BEGIN Recorded information

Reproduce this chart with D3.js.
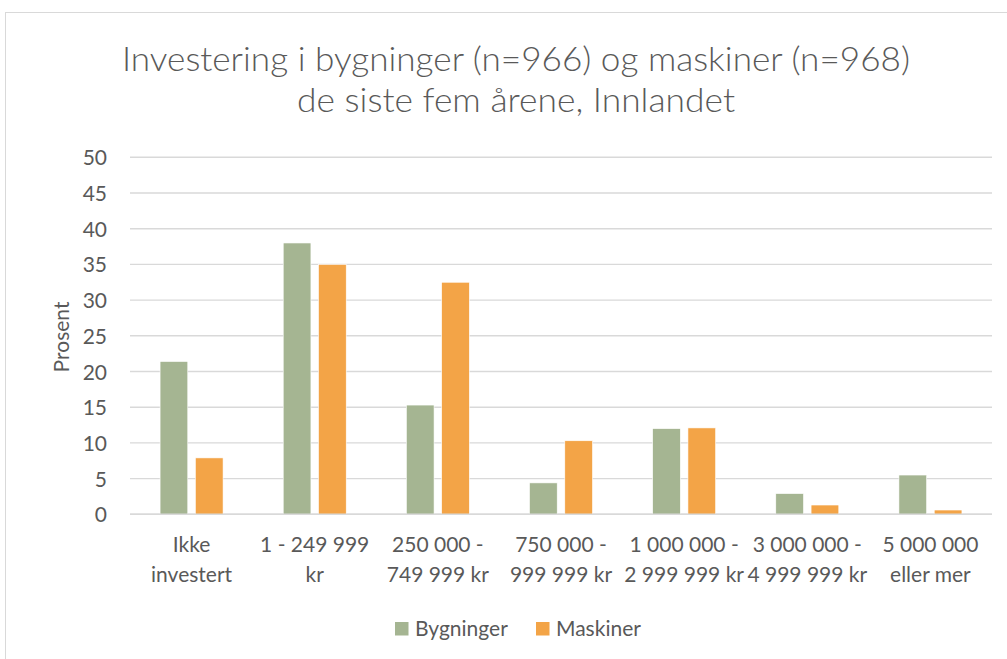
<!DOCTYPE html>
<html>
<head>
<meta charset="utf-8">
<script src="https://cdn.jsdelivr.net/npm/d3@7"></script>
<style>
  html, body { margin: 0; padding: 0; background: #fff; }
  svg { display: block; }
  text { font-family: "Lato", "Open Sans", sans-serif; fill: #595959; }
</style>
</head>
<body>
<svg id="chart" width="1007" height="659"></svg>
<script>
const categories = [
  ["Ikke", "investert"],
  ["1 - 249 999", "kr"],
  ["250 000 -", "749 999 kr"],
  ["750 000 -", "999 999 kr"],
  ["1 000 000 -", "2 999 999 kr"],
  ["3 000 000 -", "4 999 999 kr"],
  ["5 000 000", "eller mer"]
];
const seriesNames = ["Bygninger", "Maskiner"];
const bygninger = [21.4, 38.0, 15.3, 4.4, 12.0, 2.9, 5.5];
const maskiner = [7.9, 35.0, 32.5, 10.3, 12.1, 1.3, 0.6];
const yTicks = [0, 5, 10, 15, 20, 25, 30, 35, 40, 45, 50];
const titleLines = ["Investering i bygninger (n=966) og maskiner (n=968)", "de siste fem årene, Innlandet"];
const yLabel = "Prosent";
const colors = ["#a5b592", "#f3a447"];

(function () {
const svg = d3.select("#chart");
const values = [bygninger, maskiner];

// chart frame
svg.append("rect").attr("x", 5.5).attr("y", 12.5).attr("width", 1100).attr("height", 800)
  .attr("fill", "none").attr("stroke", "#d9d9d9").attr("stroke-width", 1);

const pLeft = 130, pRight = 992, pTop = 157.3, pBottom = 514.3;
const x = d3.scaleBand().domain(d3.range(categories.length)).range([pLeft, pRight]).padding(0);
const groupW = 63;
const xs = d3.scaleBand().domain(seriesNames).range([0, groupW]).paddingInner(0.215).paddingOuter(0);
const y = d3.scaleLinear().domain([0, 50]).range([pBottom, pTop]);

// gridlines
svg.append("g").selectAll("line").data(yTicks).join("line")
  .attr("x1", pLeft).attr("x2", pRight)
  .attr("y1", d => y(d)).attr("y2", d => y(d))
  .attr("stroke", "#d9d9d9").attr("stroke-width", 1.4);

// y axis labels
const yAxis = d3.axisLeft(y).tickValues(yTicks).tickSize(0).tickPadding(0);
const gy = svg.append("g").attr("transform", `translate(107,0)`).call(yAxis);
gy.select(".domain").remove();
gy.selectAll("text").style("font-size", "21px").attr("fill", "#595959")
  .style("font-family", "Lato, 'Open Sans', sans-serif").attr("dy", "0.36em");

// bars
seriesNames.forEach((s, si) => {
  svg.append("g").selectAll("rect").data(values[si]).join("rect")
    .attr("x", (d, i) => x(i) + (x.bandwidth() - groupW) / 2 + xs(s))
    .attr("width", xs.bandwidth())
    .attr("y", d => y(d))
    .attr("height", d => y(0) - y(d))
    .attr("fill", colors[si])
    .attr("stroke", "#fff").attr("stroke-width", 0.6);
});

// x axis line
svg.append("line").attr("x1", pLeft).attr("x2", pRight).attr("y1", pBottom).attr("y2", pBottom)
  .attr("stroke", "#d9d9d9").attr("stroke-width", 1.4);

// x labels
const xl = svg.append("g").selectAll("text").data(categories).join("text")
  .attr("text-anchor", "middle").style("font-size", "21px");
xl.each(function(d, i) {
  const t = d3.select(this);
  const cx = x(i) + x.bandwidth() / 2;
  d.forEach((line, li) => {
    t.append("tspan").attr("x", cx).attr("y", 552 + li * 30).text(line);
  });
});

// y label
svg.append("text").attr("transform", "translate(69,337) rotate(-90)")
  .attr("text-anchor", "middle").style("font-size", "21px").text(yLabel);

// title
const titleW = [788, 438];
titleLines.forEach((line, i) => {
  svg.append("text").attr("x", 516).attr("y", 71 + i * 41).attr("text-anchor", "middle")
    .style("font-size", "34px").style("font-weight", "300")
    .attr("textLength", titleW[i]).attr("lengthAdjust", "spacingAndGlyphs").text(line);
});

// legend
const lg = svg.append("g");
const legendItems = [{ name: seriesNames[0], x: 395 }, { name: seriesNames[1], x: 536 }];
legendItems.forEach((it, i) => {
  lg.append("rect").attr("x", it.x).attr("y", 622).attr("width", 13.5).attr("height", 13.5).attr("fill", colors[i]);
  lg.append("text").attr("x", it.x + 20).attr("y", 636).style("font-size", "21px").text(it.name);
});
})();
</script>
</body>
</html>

END Recorded information

> **What to do**:
Repeat the listing above exactly, with no pictures.

> **Answer to this exercise**:
Reproduce this chart with D3.js.
<!DOCTYPE html>
<html>
<head>
<meta charset="utf-8">
<script src="https://cdn.jsdelivr.net/npm/d3@7"></script>
<style>
  html, body { margin: 0; padding: 0; background: #fff; }
  svg { display: block; }
  text { font-family: "Lato", "Open Sans", sans-serif; fill: #595959; }
</style>
</head>
<body>
<svg id="chart" width="1007" height="659"></svg>
<script>
const categories = [
  ["Ikke", "investert"],
  ["1 - 249 999", "kr"],
  ["250 000 -", "749 999 kr"],
  ["750 000 -", "999 999 kr"],
  ["1 000 000 -", "2 999 999 kr"],
  ["3 000 000 -", "4 999 999 kr"],
  ["5 000 000", "eller mer"]
];
const seriesNames = ["Bygninger", "Maskiner"];
const bygninger = [21.4, 38.0, 15.3, 4.4, 12.0, 2.9, 5.5];
const maskiner = [7.9, 35.0, 32.5, 10.3, 12.1, 1.3, 0.6];
const yTicks = [0, 5, 10, 15, 20, 25, 30, 35, 40, 45, 50];
const titleLines = ["Investering i bygninger (n=966) og maskiner (n=968)", "de siste fem årene, Innlandet"];
const yLabel = "Prosent";
const colors = ["#a5b592", "#f3a447"];

(function () {
const svg = d3.select("#chart");
const values = [bygninger, maskiner];

// chart frame
svg.append("rect").attr("x", 5.5).attr("y", 12.5).attr("width", 1100).attr("height", 800)
  .attr("fill", "none").attr("stroke", "#d9d9d9").attr("stroke-width", 1);

const pLeft = 130, pRight = 992, pTop = 157.3, pBottom = 514.3;
const x = d3.scaleBand().domain(d3.range(categories.length)).range([pLeft, pRight]).padding(0);
const groupW = 63;
const xs = d3.scaleBand().domain(seriesNames).range([0, groupW]).paddingInner(0.215).paddingOuter(0);
const y = d3.scaleLinear().domain([0, 50]).range([pBottom, pTop]);

// gridlines
svg.append("g").selectAll("line").data(yTicks).join("line")
  .attr("x1", pLeft).attr("x2", pRight)
  .attr("y1", d => y(d)).attr("y2", d => y(d))
  .attr("stroke", "#d9d9d9").attr("stroke-width", 1.4);

// y axis labels
const yAxis = d3.axisLeft(y).tickValues(yTicks).tickSize(0).tickPadding(0);
const gy = svg.append("g").attr("transform", `translate(107,0)`).call(yAxis);
gy.select(".domain").remove();
gy.selectAll("text").style("font-size", "21px").attr("fill", "#595959")
  .style("font-family", "Lato, 'Open Sans', sans-serif").attr("dy", "0.36em");

// bars
seriesNames.forEach((s, si) => {
  svg.append("g").selectAll("rect").data(values[si]).join("rect")
    .attr("x", (d, i) => x(i) + (x.bandwidth() - groupW) / 2 + xs(s))
    .attr("width", xs.bandwidth())
    .attr("y", d => y(d))
    .attr("height", d => y(0) - y(d))
    .attr("fill", colors[si])
    .attr("stroke", "#fff").attr("stroke-width", 0.6);
});

// x axis line
svg.append("line").attr("x1", pLeft).attr("x2", pRight).attr("y1", pBottom).attr("y2", pBottom)
  .attr("stroke", "#d9d9d9").attr("stroke-width", 1.4);

// x labels
const xl = svg.append("g").selectAll("text").data(categories).join("text")
  .attr("text-anchor", "middle").style("font-size", "21px");
xl.each(function(d, i) {
  const t = d3.select(this);
  const cx = x(i) + x.bandwidth() / 2;
  d.forEach((line, li) => {
    t.append("tspan").attr("x", cx).attr("y", 552 + li * 30).text(line);
  });
});

// y label
svg.append("text").attr("transform", "translate(69,337) rotate(-90)")
  .attr("text-anchor", "middle").style("font-size", "21px").text(yLabel);

// title
const titleW = [788, 438];
titleLines.forEach((line, i) => {
  svg.append("text").attr("x", 516).attr("y", 71 + i * 41).attr("text-anchor", "middle")
    .style("font-size", "34px").style("font-weight", "300")
    .attr("textLength", titleW[i]).attr("lengthAdjust", "spacingAndGlyphs").text(line);
});

// legend
const lg = svg.append("g");
const legendItems = [{ name: seriesNames[0], x: 395 }, { name: seriesNames[1], x: 536 }];
legendItems.forEach((it, i) => {
  lg.append("rect").attr("x", it.x).attr("y", 622).attr("width", 13.5).attr("height", 13.5).attr("fill", colors[i]);
  lg.append("text").attr("x", it.x + 20).attr("y", 636).style("font-size", "21px").text(it.name);
});
})();
</script>
</body>
</html>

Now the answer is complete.